▶ _RECORDS SUPPLIED_

-=-=-=-=-

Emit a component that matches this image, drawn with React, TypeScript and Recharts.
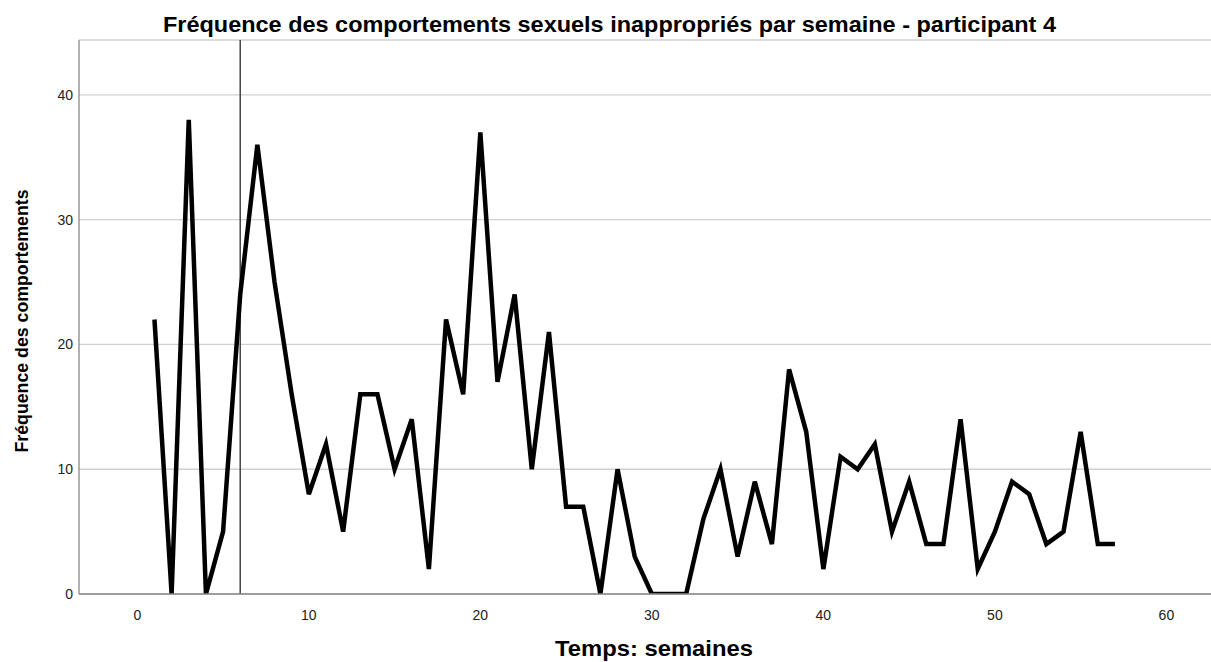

-=-=-=-=-

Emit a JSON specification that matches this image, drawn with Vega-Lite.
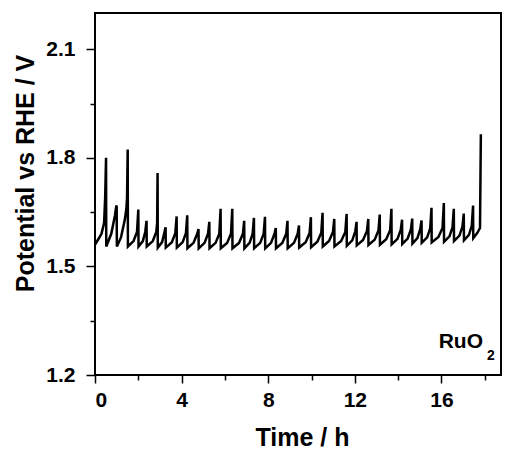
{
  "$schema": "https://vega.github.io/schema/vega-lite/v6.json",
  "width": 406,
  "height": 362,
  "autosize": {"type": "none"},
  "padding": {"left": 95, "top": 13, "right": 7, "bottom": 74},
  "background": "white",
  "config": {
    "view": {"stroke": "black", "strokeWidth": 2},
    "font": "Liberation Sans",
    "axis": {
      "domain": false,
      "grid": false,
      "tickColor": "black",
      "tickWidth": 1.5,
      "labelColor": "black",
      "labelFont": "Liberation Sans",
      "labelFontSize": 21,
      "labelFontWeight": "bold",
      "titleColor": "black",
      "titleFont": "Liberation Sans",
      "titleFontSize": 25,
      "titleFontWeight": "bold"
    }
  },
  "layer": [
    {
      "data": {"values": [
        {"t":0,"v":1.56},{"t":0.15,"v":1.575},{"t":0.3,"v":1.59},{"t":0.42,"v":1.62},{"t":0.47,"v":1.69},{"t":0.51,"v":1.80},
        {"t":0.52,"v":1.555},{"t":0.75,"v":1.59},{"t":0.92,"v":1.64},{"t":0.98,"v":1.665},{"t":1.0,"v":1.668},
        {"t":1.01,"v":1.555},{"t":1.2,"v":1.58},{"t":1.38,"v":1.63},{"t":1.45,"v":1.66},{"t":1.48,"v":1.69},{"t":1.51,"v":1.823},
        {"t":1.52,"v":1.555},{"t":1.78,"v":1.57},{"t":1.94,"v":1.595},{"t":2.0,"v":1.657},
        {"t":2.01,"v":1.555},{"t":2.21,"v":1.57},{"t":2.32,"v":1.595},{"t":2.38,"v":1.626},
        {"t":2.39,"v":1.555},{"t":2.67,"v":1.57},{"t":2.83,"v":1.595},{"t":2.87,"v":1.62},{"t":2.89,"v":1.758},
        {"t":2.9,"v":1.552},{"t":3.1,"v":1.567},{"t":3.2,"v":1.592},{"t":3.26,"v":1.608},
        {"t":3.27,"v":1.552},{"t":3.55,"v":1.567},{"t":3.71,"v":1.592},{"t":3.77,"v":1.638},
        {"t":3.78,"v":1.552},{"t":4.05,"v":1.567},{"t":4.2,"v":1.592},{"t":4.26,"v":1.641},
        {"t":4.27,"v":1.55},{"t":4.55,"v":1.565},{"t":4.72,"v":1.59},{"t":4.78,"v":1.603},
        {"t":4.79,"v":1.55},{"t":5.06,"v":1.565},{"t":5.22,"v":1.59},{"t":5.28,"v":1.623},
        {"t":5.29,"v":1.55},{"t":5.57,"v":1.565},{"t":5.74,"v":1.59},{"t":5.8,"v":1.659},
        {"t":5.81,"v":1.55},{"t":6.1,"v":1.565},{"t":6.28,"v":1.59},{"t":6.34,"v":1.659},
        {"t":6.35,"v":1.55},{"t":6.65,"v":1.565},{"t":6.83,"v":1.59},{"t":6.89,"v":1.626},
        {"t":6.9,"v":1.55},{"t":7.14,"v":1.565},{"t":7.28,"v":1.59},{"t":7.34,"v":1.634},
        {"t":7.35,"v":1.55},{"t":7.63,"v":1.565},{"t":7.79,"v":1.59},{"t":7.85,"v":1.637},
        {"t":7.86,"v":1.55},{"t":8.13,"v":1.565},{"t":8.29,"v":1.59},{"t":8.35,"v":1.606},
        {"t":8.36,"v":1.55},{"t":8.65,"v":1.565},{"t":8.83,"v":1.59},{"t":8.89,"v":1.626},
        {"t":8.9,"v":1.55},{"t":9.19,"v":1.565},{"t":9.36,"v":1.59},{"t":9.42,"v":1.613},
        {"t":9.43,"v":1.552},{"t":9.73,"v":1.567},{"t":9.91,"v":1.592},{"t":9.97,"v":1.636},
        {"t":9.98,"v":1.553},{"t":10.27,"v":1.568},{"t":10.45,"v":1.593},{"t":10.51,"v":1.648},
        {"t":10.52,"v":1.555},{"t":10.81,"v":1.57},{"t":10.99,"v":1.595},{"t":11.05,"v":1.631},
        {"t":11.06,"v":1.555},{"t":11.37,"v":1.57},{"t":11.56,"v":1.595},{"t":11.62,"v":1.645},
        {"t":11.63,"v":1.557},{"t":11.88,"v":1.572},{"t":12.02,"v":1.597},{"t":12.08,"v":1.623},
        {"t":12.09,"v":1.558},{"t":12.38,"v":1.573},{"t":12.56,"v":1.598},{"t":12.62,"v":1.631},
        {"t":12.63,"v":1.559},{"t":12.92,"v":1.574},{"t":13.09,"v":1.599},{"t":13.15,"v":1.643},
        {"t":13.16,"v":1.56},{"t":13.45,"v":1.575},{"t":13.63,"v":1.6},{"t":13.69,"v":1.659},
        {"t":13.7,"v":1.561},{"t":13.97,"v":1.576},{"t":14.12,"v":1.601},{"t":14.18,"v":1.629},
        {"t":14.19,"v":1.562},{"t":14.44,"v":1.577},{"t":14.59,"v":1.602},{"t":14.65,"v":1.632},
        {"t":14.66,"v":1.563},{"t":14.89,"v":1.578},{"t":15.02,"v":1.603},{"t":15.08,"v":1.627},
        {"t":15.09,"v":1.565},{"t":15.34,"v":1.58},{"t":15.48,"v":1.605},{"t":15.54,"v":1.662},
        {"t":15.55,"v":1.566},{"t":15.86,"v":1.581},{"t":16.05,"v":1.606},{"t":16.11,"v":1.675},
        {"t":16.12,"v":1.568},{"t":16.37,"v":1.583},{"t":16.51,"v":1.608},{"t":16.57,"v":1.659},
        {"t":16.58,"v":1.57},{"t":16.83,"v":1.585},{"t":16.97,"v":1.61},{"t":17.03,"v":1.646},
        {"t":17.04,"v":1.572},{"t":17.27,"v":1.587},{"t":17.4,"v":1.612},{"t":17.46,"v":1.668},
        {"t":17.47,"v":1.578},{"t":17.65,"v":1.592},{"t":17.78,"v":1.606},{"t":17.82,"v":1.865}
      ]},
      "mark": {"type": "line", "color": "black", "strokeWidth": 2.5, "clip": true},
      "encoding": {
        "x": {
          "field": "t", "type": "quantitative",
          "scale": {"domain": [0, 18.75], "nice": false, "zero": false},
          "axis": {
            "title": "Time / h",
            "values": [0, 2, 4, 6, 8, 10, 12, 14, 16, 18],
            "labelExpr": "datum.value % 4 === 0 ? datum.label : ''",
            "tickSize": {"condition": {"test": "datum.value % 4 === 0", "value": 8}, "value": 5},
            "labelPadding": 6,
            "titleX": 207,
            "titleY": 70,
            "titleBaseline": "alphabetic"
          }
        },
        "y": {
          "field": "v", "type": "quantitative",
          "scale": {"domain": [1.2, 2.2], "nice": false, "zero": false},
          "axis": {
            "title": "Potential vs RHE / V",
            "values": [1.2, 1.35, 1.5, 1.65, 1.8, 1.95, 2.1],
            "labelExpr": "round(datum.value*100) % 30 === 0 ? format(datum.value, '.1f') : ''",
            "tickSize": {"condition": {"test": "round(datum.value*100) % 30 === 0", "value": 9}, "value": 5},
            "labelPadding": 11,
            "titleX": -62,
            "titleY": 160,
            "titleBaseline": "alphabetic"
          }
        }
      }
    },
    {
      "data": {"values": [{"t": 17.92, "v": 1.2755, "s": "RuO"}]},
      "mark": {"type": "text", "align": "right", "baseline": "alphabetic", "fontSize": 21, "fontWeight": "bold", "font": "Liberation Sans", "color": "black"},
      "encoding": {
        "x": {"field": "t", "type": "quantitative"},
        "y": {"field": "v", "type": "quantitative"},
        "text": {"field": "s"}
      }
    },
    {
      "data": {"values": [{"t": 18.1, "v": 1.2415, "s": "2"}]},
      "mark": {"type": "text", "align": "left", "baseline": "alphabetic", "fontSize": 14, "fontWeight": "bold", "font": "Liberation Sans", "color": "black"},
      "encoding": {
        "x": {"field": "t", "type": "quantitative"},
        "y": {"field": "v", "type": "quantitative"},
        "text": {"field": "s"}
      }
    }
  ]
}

-=-=-=-=-

▶ _WHAT TO PRODUCE_
In the records above, find each line with the word "drawn" and copy it.

▶ _RESULT OF THIS TASK_
Emit a component that matches this image, drawn with React, TypeScript and Recharts.
Emit a JSON specification that matches this image, drawn with Vega-Lite.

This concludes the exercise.